By the first quarter 2009, new aircraft deliveries plummeted  to less than 500 aircraft  –over a 40%  decline. At the same time, pre-owned aircraft inventory rose by nearly 60%. With  the increased supply, prices dropped sharply. This dismal market persisted for  the remainder of the year with little sign of recovery.

Was the sky really falling or was this a market correction?  In 2008, a five-year old, pre-owned Gulfstream G550 was selling for nearly 14% more than its new cost, but by 2009 that  same aircraft value tumbled 17% below its original price. By early 2010, however, that same jet’s value stabilized, and  it is currently selling for about 77% of its original cost.

So, look at it this way. If you took delivery of an aircraft  in 2003 and calculated that the residual value in seven years was going to be  77% of original cost, my guess is your CFO would be delighted. In the midst of  a global economic crisis, that’s an amazingly good residual value.  The fact is, if you can discount the  superheated period where ultra-long-range jet values defied economic gravity  and often exceeded the cost of similar, newly-delivered aircraft, the current  values of some business aircraft are remarkably good.

That’s one reason why I think the market is repositioned for  takeoff again.  Models like the new G550,  acquired by a Jet Advisors client in June 2009, is worth millions more today  than its buying price a year ago. Other attractive aircraft with strong  residual values are five-year-old Dassault Falcon 900EXs selling at 77% of original  list price and 2005 Bombardier Challenger 300s selling at 74% of original list.  Despite the global recession, it is  comforting to see that these aircraft have only depreciated by about 5% per  year — a figure one might reasonably expect even in a much stronger economic  climate.

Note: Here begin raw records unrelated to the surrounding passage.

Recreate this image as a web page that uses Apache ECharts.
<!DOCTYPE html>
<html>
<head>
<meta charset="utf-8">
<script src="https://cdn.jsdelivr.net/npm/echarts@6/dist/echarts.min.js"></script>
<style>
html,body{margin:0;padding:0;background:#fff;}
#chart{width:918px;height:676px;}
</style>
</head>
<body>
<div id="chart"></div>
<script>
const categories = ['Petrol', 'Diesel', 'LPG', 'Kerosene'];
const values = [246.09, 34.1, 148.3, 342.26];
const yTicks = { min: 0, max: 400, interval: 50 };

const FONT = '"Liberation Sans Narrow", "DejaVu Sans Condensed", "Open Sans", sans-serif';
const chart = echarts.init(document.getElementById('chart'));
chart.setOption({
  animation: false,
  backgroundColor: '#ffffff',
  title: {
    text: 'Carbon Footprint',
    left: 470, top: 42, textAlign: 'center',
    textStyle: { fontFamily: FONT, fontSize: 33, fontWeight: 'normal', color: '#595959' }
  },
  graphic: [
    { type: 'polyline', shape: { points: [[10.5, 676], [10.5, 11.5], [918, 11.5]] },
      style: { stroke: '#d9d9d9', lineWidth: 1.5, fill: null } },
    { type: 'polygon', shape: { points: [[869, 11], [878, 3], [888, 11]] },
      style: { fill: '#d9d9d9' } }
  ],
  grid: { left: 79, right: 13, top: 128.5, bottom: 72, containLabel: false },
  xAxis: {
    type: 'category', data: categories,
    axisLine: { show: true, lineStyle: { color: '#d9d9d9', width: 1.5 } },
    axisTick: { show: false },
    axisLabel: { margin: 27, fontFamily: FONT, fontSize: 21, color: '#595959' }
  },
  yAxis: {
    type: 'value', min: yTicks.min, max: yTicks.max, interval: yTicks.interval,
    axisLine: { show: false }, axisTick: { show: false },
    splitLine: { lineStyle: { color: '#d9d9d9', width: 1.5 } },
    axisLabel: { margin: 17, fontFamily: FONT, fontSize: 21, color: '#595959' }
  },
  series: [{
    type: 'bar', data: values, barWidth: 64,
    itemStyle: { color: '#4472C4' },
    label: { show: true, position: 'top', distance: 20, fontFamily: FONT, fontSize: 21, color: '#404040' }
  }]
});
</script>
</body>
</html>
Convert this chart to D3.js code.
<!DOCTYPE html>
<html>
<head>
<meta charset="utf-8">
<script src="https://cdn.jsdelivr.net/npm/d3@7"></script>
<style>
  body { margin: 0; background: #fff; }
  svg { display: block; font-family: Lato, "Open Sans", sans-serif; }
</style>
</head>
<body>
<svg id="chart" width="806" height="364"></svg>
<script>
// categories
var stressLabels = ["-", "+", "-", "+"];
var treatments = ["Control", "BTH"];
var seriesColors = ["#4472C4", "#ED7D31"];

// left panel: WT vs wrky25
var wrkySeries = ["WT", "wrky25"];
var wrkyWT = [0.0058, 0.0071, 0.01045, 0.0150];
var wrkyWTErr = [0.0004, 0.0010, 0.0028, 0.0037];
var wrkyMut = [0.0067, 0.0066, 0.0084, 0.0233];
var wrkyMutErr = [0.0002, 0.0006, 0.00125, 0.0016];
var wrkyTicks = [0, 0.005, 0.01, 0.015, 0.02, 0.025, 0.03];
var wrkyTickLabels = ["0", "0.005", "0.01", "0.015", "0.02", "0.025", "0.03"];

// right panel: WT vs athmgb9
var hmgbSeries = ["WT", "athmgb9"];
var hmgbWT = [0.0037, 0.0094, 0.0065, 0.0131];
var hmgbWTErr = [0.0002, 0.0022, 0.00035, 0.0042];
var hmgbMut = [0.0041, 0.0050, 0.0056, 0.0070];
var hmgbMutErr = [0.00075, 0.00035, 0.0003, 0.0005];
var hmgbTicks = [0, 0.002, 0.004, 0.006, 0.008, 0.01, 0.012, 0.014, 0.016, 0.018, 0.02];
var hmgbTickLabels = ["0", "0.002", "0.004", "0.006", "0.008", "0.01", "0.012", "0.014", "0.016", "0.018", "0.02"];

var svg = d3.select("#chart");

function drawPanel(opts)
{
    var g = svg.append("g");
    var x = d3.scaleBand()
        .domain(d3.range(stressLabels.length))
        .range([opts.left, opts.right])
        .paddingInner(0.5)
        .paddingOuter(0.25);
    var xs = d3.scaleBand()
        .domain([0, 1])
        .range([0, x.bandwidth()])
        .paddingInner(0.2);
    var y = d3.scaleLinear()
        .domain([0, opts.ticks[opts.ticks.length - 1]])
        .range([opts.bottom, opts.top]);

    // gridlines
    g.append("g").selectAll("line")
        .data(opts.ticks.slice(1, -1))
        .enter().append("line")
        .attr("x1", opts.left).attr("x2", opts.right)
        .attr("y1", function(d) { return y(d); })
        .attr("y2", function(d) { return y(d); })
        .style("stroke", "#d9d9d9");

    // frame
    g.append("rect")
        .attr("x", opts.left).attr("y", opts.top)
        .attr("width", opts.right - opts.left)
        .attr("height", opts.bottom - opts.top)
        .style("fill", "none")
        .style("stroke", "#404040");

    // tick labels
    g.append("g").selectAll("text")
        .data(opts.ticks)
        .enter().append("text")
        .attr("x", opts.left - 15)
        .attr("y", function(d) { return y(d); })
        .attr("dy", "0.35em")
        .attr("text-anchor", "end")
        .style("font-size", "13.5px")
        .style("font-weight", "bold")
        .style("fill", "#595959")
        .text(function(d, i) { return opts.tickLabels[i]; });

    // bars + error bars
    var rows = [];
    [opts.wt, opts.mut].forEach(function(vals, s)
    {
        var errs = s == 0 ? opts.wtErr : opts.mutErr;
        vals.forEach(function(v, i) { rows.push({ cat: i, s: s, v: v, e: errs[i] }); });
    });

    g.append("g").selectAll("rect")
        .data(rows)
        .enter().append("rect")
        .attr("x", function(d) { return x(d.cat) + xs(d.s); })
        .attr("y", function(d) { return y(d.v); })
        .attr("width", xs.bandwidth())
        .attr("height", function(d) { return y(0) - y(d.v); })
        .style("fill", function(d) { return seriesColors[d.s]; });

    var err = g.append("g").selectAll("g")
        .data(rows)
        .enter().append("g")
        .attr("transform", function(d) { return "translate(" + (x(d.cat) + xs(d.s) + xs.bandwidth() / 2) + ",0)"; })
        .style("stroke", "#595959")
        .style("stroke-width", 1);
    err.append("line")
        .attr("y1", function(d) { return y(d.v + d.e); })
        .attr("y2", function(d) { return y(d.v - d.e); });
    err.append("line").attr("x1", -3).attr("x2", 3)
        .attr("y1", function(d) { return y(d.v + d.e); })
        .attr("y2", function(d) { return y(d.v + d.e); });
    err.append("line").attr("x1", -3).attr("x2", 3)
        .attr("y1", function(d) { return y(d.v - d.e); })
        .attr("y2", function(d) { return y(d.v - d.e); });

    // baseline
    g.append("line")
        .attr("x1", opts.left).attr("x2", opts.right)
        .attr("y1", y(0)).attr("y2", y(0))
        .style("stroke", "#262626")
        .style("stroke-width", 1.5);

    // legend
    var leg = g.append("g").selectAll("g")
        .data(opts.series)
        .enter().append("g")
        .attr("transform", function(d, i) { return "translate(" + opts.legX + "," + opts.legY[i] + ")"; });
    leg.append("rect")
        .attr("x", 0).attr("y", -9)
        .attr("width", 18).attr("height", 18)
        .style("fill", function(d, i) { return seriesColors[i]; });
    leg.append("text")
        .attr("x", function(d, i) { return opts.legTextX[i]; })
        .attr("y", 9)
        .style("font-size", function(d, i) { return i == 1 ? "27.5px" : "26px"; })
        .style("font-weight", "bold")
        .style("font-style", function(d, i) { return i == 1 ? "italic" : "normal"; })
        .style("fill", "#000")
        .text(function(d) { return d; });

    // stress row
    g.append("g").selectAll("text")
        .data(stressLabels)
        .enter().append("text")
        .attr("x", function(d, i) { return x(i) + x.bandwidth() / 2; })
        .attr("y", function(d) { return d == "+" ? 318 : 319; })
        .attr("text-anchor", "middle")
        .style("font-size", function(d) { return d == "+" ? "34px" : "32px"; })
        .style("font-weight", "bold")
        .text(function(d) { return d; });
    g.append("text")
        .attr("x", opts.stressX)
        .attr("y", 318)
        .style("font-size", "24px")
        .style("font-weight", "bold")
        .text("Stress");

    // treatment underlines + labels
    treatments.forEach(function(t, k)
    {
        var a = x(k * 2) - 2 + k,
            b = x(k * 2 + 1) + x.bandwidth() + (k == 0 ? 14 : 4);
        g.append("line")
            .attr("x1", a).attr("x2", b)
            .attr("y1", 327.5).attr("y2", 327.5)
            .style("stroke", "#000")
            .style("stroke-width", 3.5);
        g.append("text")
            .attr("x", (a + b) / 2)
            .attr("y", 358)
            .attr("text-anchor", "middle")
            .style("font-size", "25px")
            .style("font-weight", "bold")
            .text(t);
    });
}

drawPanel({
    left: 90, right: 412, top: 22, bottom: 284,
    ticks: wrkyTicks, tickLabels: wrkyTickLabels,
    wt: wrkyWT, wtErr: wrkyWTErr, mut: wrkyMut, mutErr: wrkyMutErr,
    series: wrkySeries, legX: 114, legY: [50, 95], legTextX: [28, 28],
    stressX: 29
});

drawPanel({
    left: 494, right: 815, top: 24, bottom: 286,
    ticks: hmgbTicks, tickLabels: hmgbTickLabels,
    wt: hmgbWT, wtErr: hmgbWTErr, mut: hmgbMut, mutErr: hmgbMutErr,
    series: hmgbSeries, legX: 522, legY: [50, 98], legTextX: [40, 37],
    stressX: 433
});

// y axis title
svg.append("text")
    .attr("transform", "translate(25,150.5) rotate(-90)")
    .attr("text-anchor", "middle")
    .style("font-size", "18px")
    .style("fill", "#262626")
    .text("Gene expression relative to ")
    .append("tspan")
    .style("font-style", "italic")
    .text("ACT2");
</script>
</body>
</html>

Other promising indicators are that the number of aircraft available  for sale that are five-years old and younger dropped below the 10% mark, and  transaction volume recovered to nearly 86% of 2008’s peak levels. With reduced  pre-owned late-model inventory combined with lower new-aircraft production  rates, my view is that prices will strengthen, even trend upward, as demand  increases.       Keep in mind, however, that not all models will do as well.  Pricing pressure on older aircraft will most likely persist.

While aircraft manufacturers delivered approximately half  the number of business jets this year versus the same 2008 period, according to  Aviation Research Group (ARG/US), flying activity continues to rise. That’s  another encouraging sign. When travelers begin using business jets again more,  buyers are encouraged to enter the market and that helps to stabilize prices  even more.

With late-model aircraft inventories low, flight hours  increasing and transaction volume growing, it looks like there are clearer  skies ahead for the business aircraft industry. My view is that companies are  realizing they need to get back to business – to meet with customers and  suppliers more frequently and explore new markets. For those that want to beat  the competition to recovering markets, this may well be a perfect time to acquire  a business aircraft of your own.